Reviews

LSO, Alsop, Barbican Hall

It was extraordinary but not especially surprising how Gustav Mahler’s presence could loom so large in a concert containing not one single note of his music. His pointless “retouching” of the Beethoven symphonies and wholesale repression of his wife Alma’s compositional talent were both marked by the same motives: a willful self-interest.

So there was, then, a certain poetic irony to be found in the fact that two women were the motivation for this rare airing of Alma Mahler’s work – Marin Alsop and her big-hearted soloist Sarah Connolly. This selection of Seven Lieder from a small surviving catalogue were orchestrated by Mahler specialists Colin and David Matthews from a sixth sense of how Alma’s own orchestrations might have sounded – a more exotic brew than her husband’s shot through with intimations of Wagner and Berg, the before and after in this great line of succession.

The songs themselves (settings of uncredited and somewhat variable contemporary poets) crested on melodic lines of abiding generosity and Sarah Connolly’s ever-evolving voice (so free and even now throughout her wide vocal spectrum) opened most impressively to them. The strangely inconclusive ending of “Laue Sommernacht” suggested an unsettling uncertainty that love would or could illuminate the darkness (Alma’s own doubts surfacing?); “Licht in der Nacht” brought echoes of Connolly’s rich and wary Brangäne; “In meines Vaters Garten” tapped into a Straussian effulgence liberating the top of the voice to find release in the concluding melisma of the final song – “Erntelied” – the first day of the rest of the poet’s life.

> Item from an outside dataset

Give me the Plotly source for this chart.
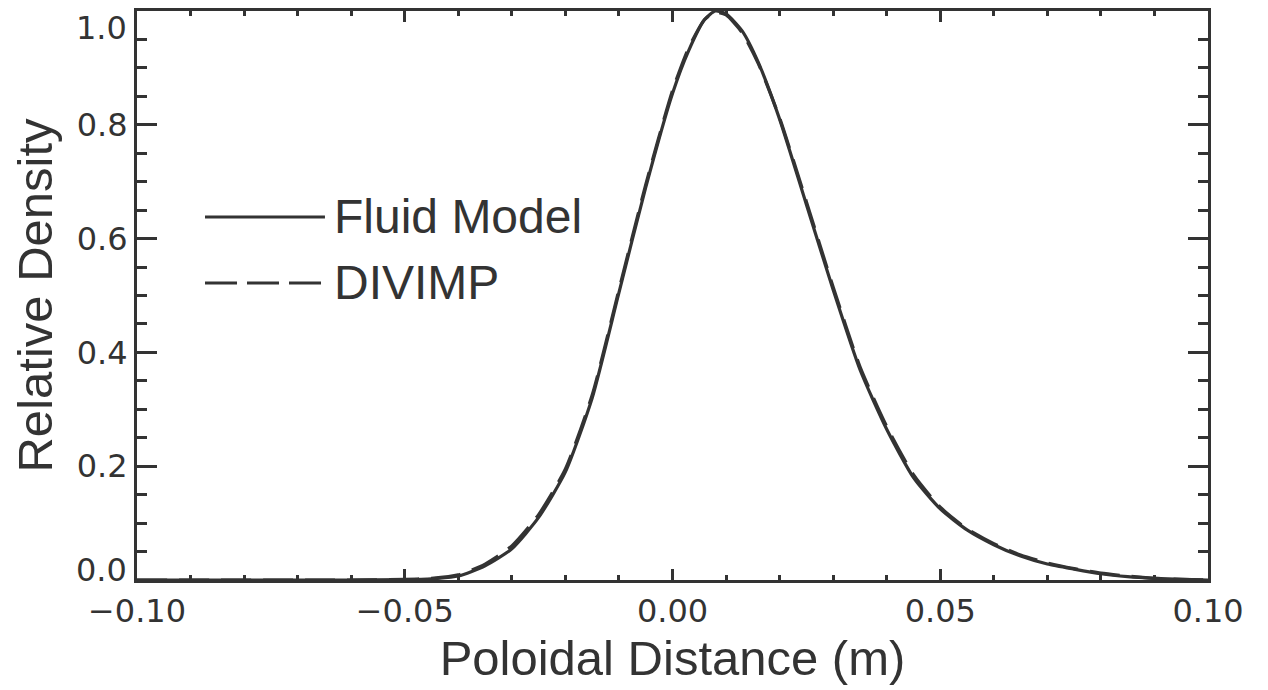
import plotly.graph_objects as go

# ---- data ----
x_fluid = [-0.100, -0.060, -0.050, -0.045, -0.040, -0.035, -0.030, -0.025, -0.020,
           -0.015, -0.010, -0.005, 0.000, 0.003, 0.006, 0.008, 0.010, 0.013, 0.016,
           0.020, 0.025, 0.030, 0.035, 0.040, 0.045, 0.050, 0.055, 0.060, 0.065,
           0.070, 0.075, 0.080, 0.085, 0.090, 0.095, 0.100]
y_fluid = [0.0, 0.0, 0.0005, 0.002, 0.007, 0.025, 0.055, 0.11, 0.19,
           0.32, 0.505, 0.69, 0.855, 0.93, 0.985, 1.0, 0.995, 0.965, 0.91,
           0.81, 0.66, 0.51, 0.37, 0.265, 0.18, 0.125, 0.088, 0.062, 0.042,
           0.028, 0.019, 0.011, 0.006, 0.003, 0.001, 0.0]

x_divimp = [-0.100, -0.060, -0.050, -0.045, -0.040, -0.035, -0.030, -0.025, -0.020,
            -0.015, -0.010, -0.005, 0.000, 0.003, 0.006, 0.008, 0.010, 0.013, 0.016,
            0.020, 0.025, 0.030, 0.035, 0.040, 0.045, 0.050, 0.055, 0.060, 0.065,
            0.070, 0.075, 0.080, 0.085, 0.090, 0.095, 0.100]
y_divimp = [0.0, 0.0, 0.001, 0.003, 0.009, 0.028, 0.060, 0.115, 0.195,
            0.325, 0.51, 0.695, 0.86, 0.935, 0.985, 0.998, 0.993, 0.962, 0.908,
            0.812, 0.665, 0.515, 0.375, 0.27, 0.185, 0.128, 0.09, 0.064, 0.044,
            0.030, 0.020, 0.012, 0.007, 0.003, 0.001, 0.0]

series_names = ["Fluid Model", "DIVIMP"]
x_tick_vals = [-0.10, -0.05, 0.00, 0.05, 0.10]
x_tick_text = ["\u22120.10", "\u22120.05", "0.00", "0.05", "0.10"]
y_tick_vals = [0.0, 0.2, 0.4, 0.6, 0.8, 1.0]
y_tick_text = ["0.0", "0.2", "0.4", "0.6", "0.8", "1.0"]

INK = "#333333"
LINE_W = 3.2

fig = go.Figure()
fig.add_trace(go.Scatter(x=x_fluid, y=y_fluid, mode="lines", name=series_names[0],
                         line=dict(color=INK, width=LINE_W, shape="spline", smoothing=0.6),
                         showlegend=False))
fig.add_trace(go.Scatter(x=x_divimp, y=y_divimp, mode="lines", name=series_names[1],
                         line=dict(color=INK, width=LINE_W, dash="30px,12px",
                                   shape="spline", smoothing=0.6),
                         showlegend=False))

# legend drawn in-plot (long sample lines like the original)
legend_y = [0.638, 0.522]
for i, (name, yy) in enumerate(zip(series_names, legend_y)):
    fig.add_shape(type="line", xref="paper", yref="paper",
                  x0=0.0635, x1=0.1755, y0=yy, y1=yy,
                  line=dict(color=INK, width=LINE_W,
                            dash="solid" if i == 0 else "32px,10px"))
    fig.add_annotation(xref="paper", yref="paper", x=0.182, y=yy, text=name,
                       showarrow=False, xanchor="left", yanchor="middle",
                       font=dict(family="Liberation Sans, Arial, sans-serif",
                                 size=48, color=INK))

tick_font = dict(family="DejaVu Sans, sans-serif", size=32, color=INK)
title_font = dict(family="Liberation Sans, Arial, sans-serif", size=49, color=INK)

# end labels of the y axis are nudged inward (as in the original) to clear the frame corners
end_shift = {0.0: 10, 1.0: -17}
y_tick_shown = [t if v not in end_shift else "" for v, t in zip(y_tick_vals, y_tick_text)]
for v, t in zip(y_tick_vals, y_tick_text):
    if v in end_shift:
        fig.add_annotation(xref="paper", yref="y", x=0, y=v, text=t,
                           showarrow=False, xanchor="right", yanchor="middle",
                           xshift=-9, yshift=end_shift[v], borderpad=0,
                           font=tick_font)

fig.update_xaxes(range=[-0.10, 0.10], tickmode="array", tickvals=x_tick_vals,
                 ticktext=x_tick_text, ticks="inside", ticklen=11, tickwidth=3,
                 tickcolor=INK, showline=True, linewidth=3, linecolor=INK,
                 mirror="allticks", showgrid=False, zeroline=False,
                 tickfont=tick_font, ticklabelstandoff=1, automargin=False,
                 title=dict(text="Poloidal Distance (m)", font=title_font, standoff=12),
                 minor=dict(dtick=0.01, tick0=0, ticks="inside", ticklen=5,
                            tickwidth=3, tickcolor=INK, showgrid=False))
fig.update_yaxes(range=[0.0, 1.0], tickmode="array", tickvals=y_tick_vals,
                 ticktext=y_tick_shown, ticks="inside", ticklen=20, tickwidth=3,
                 tickcolor=INK, showline=True, linewidth=3, linecolor=INK,
                 mirror="allticks", showgrid=False, zeroline=False,
                 tickfont=tick_font, automargin=False,
                 title=dict(text="Relative Density", font=title_font, standoff=14),
                 minor=dict(dtick=0.05, tick0=0, ticks="inside", ticklen=10,
                            tickwidth=3, tickcolor=INK, showgrid=False))

# page body has an 8px margin: size the figure so the frame lands where the original's does
fig.update_layout(width=1260, height=682, plot_bgcolor="white", paper_bgcolor="white",
                  margin=dict(l=129, r=60, t=3, b=110), showlegend=False)

fig.write_html("out.html")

Whichever you look at it, Mahler’s retouching of the Beethoven symphonies was a pointless and self-serving exercise which has latterly become something of a gimmick in the constant bid to refresh performance practice. Adjustments to dynamics in the balance of wind versus strings is a given for any conductor preparing and performing this music (as is the issue of wind doublings) and incidents of rescoring in the 7th Symphony where, for instance, Mahler switches horns to trumpets or doubles horns with trumpets add nothing to, indeed detract from, the sonic originality of the music. What ultimately makes the difference is the performance and this one from Alsop and the LSO was heavyweight and somewhat generalised in tone and texture, less buoyant, more earthily foot-stomping in rhythm, and ultimately – for all the finale’s piston-pumping excitement – rather coarse.